Wniosek jest taki iź zastosowanie typowych silników trakcyjnych może być mocno ograniczone w kogeneracji bo po prostu są one nieprzystosowane wytrzymałościowo do dłuższej pracy na wysokich obciążeniach. Dlatego też należy pamiętać iż rzeczywista moc uzyskiwana przy akceptowalnych resursach miedzyremontowych wynosi (na mój nos) około 20 - 25% Pmax

: 23 wrz 2008, 18:21
autor: Darek
A czy jest coś poza alternatorem, co dodatkowo tak obciąża silnik samochodu ;)
Po prostu uznałem, że jeżeli już wykorzystać ciepło spalin, to nie należy
rzeźbić z przekładaniem napędu na koła. Zresztą i tak ze spalin nie osiągnie
się większego uzysku niż kilkanaście procent, co powinno w zupełności
wystarczyć do kęcenia alternatorem. A jak alternator dobrze się obciąży,
to już niewiele mocy odessanej ze spalin zostanie :)

: 22 wrz 2009, 22:27
autor: rakuk
BMW ma coś takiego jak czajnik pod maską pod nazwą Turbosteamer.http://s-moto.netstrefa.pl/index2.php?o ... df=1&id=36 .Pozdrawiam .

: 07 gru 2009, 15:58
autor: stratos

Mnie chodzi również po głowie zaprzegniecie spalin silnikowych do ogrzewania jakiegoś medium które by szybko odparowywało podnosząc swoje ciśnienie i napędzajac przy tym dodatkowo pojazd.

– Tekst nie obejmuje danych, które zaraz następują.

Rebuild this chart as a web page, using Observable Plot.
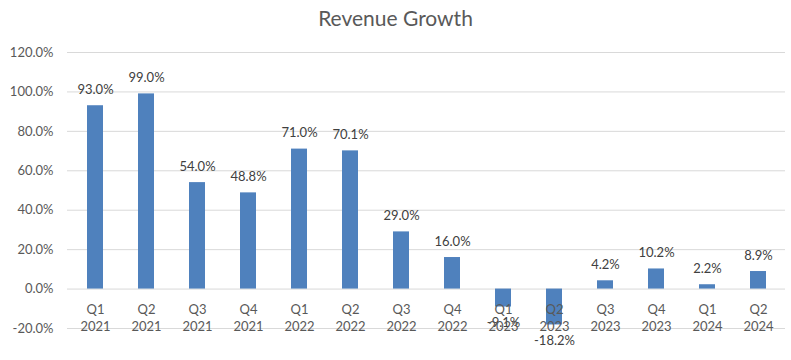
<!DOCTYPE html>
<html><head><meta charset="utf-8">
<script src="https://cdn.jsdelivr.net/npm/d3@7"></script>
<script src="https://cdn.jsdelivr.net/npm/@observablehq/plot@0.6"></script>
<style>
body{margin:0;background:#fff;font-family:Lato,"Open Sans",sans-serif;}
#title{height:36px;line-height:36px;text-align:center;font-size:21px;color:#595959;width:791px;}
</style></head><body>
<div id="title">Revenue Growth</div>
<div id="chart"></div>
<script>
const quarters = ["Q1","Q2","Q3","Q4","Q1","Q2","Q3","Q4","Q1","Q2","Q3","Q4","Q1","Q2"];
const years = ["2021","2021","2021","2021","2022","2022","2022","2022","2023","2023","2023","2023","2024","2024"];
const growth = [93.0,99.0,54.0,48.8,71.0,70.1,29.0,16.0,-9.1,-18.2,4.2,10.2,2.2,8.9];
const yTicks = [-20,0,20,40,60,80,100,120];

const data = quarters.map((q,i)=>({key:i, q, y:years[i], label:q+"\n"+years[i], v:growth[i]}));
const pos = data.filter(d=>d.v>=0), neg = data.filter(d=>d.v<0);
const chart = Plot.plot({
  width:791, height:324,
  marginTop:16, marginBottom:32, marginLeft:67, marginRight:6,
  style:{fontFamily:"Lato, 'Open Sans', sans-serif", fontSize:"13px", color:"#595959"},
  x:{type:"band", domain:data.map(d=>d.key), paddingInner:0.69, paddingOuter:0.345, axis:null},
  y:{domain:[-20,120], ticks:yTicks, tickFormat:d=>d.toFixed(1)+"%", tickSize:0, tickPadding:14, label:null, grid:false},
  marks:[
    Plot.ruleY(yTicks,{stroke:"#d9d9d9", strokeWidth:1}),
    Plot.barY(data,{x:"key", y:"v", fill:"#4f81bd"}),
    Plot.text(pos,{x:"key", y:"v", text:d=>d.v.toFixed(1)+"%", dy:-16, fill:"#404040", fontSize:13}),
    Plot.text(neg,{x:"key", y:"v", text:d=>d.v.toFixed(1)+"%", dy:16, fill:"#404040", fontSize:13}),
    Plot.text(data,{x:"key", y:()=>0, text:"label", lineAnchor:"top", dy:13, lineHeight:1.3, fill:"#595959", fontSize:13})
  ]
});
document.getElementById("chart").appendChild(chart);
</script>
</body></html>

Po wykonaniu pracy medium to podlegało by dalszemu chłodzeniu aż do skroplenia i następnie wtłoczone by było do komory wymiennika spalinowego rozpoczynając cykl od nowa.......
Wystarczy spirytus, dojarka, wymiennik płytowy, chłodnica i pompa
Z osią wału silnika spalinowego raczej nie bardzo miało by to chęc współpracować
W pojeździe z zasilaniem elektrycznym i spalinowym owszem
Zamiast spirytusu nadawał by sie również R 141b (jak dobrze pamietam)
Niesty taki układ ma bardzo małą sprawność, analogicznie do pompy ciepła która w tych warunkach miała by bardzo wysoką sprawność
Pary tych sbustancji w temperaturze nie przekraczającej 150 stopni mają bardzo małą objetośc w porównania np. parą wodną
(o ile pamiętam para mokra R 141b w 100* to chyba tylko 50l/kg)
Z tego powdu srężarka rotacyjna czy turbina bardzo szybko przeżuca przez siebie bardzo duże ilości masy którą trzeba później skroplić i oddać energię do odtoczenia
Wyższe temperatury które można by osiągnąc ze spalin można by wykożystaś stosując już tylko turbinę
Jak ją uszczelnic ? ? ?
Masa takiego układu w osobówce zapewne przekroczyła by 100kg
Sprawnośc wzrosła by o jakieś 5% np. z 30% do 31,5 - 33% ( w zalezności od sposobu liczenia
Zas masa pojazdu wzrosła by np. z 1000kg do 1100kg - czyli o 10 procęt
Zatem spalanie by sie nie zmieniło bądź by wzroslo
Wywód czysto hipotetyczny

Poruszma sie toyką z silnikiem na ON która waży 1900kg
Spala mi około 8l średnio
Czyli niech będzie 7,5kg ON
7,5 razy 42MJ = 88kW
W godzine najczęściej przebywam dystans 50km (średnio) czyli zostało nam 44kW
Razy sprawnosc silnika 30% = 13,2kW
To srednia moc jaką silnik dostarcza do mojego pojazdu

Re: silnik cieplny o zimnych spalinach

: 30 cze 2014, 11:28
autor: odyssa12
Nawet jeśli jest to 1/3 to i tak jest zmarnowanie jest.